Device Cypress Quick Mode
Host to Device Bandwidth, 1 Device(s), Paged memory, direct access Transfer Size (Bytes) Bandwidth(MB/s) 33554432 1575.1
Device to Host Bandwidth, 1 Device(s), Paged memory, direct access Transfer Size (Bytes) Bandwidth(MB/s) 33554432 2454.8
Device to Device Bandwidth, 1 Device(s) Transfer Size (Bytes) Bandwidth(MB/s) 33554432 49974.0
NVIDIA GTX 260 ./oclBandwidthTest Starting...
Running on...
Device GeForce GTX 260 Quick Mode
Host to Device Bandwidth, 1 Device(s), Paged memory, direct access Transfer Size (Bytes) Bandwidth(MB/s) 33554432 5251.1
Device to Host Bandwidth, 1 Device(s), Paged memory, direct access Transfer Size (Bytes) Bandwidth(MB/s) 33554432 5256.2
Device to Device Bandwidth, 1 Device(s) Transfer Size (Bytes) Bandwidth(MB/s) 33554432 91350.3
TEST PASSED
These are known issues. These will be addressed in upcoming releases.

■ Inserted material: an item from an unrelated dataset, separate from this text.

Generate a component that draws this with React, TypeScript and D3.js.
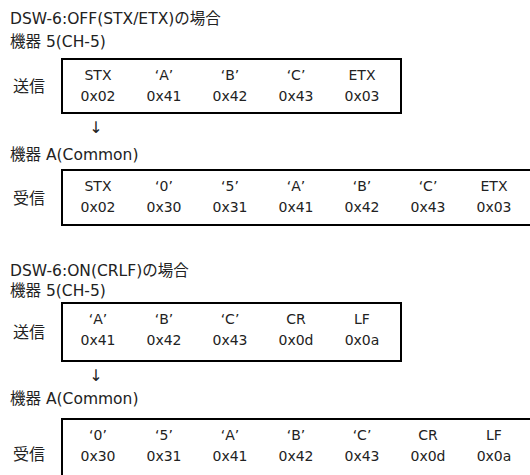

Are there any plans to support page locked/pinned memory (like NVIDIA does)?
i think clEnqueueMapBuffer() use pinned memory.
I use
host_mem = clCreateBuffer(context,
CL_MEM_ALLOC_HOST_PTR | CL_MEM_READ_WRITE,
size,NULL,&ocl_err);
*ptr = (void*)clEnqueueMapBuffer(cmd_queue,host_mem,
CL_TRUE,CL_MAP_READ|CL_MAP_WRITE,
0,size,0,NULL,&evt,&ocl_err);
to create page locked memory using the NVIDIA driver, where it works fine. However on my AMD card this makes no difference to malloced memory.
Originally posted by: stefan_w I use
host_mem = clCreateBuffer(context, CL_MEM_ALLOC_HOST_PTR | CL_MEM_READ_WRITE, size,NULL,&ocl_err); *ptr = (void*)clEnqueueMapBuffer(cmd_queue,host_mem, CL_TRUE,CL_MAP_READ|CL_MAP_WRITE, 0,size,0,NULL,&evt,&ocl_err);
to create page locked memory using the NVIDIA driver, where it works fine. However on my AMD card this makes no difference to malloced memory.
Uses of Pinned memory is not implemented yet. Pinned memory expected to be introduced in upcoming releases.
I still got low PCIe transfer rate. Same openCL code, I got 5-6 GB/s with GTX280 but less than 2 GB/s with 5870. How can I improve the numbers with the Cypress?
$ ./oclBandwidthTestGeneric
Using device 1: GeForce GTX 280
D2H Bandwidth =5.52 GB/s
H2D Bandwidth =5.34 GB/s
$ ./oclBandwidthTestGeneric
Using device 1: Cypress
D2H Bandwidth =1.35 GB/s
H2D Bandwidth =0.49 GB/s
I am using Stream SDK 2.1
If you set oclBandwidthTest to use pinned and mapped memory, that achieves near theoretical results on an ATI 4870 and 5670. On NVIDIA 260, I get near theoretical results using pinned and direct memory settings.